Zita Menyhart Studio kept things sleek with its monochrome collection of contemporary home accessories. Adding a modern twist to candle holders, jars and vases, the studio embodies cool.
The sustainable furniture by Reason Season Time has a rustic and industrial feel, with all of the pieces being handcrafted from solid reclaimed wood or metal. Each of the cabinets, shelves and desks are entirely unique.

The collaboration between Aleksandrina Rizona and Victoria Umansky for their Aleksa x Vicki collection oozes luxury. The high quality wooden stools emphasise surface texture, unusual design and the use of luxurious materials.
Keep checking the blog for more coverage of the top design work at Clerkenwell Design Week. To see our own Verve installation, click here.

Bright Potato’s stool installation showed off its simple and clean designs with a bold collection of primary colours to brighten up the home.

Known for its innovative and fun furniture designs for our daily lives, DesignK’s objects blend together traditional and experimental design. The Tea For One Table collection provides the perfect solution for a coffee table, designed in the shape of an old-fashioned school stool. The Henry The Egg Cup designs are a playful nod towards King Henry VIII with the crowned top and beheading symbolism, and their Geometry Collection transforms the shape of an ordinary mug with a constructive style of patterns.

The Celebrate Wall created by Surface View is the interior design company’s latest large-scale project, adding a colourful mural to the outside of Platform. Each of the giant letters is cast against a cultural landscape to create the effect of a paper collage.
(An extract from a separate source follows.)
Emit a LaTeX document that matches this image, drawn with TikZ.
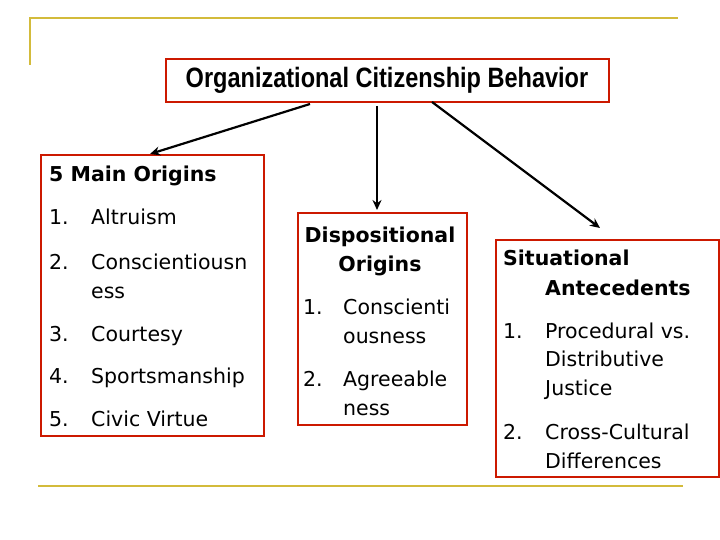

Clerkenwell Design Week’s Platform exhibition space welcomed a huge range of emerging designers, across various disciplines from glass and wood, to textiles. Showcasing the work of some of the world’s most exciting up-and-coming design talent, Platform once again used the unusual space of Clerkenwell’s old prison, known as the House of Detention. The venue’s own atmospheric architecture brought each of the design collections to life.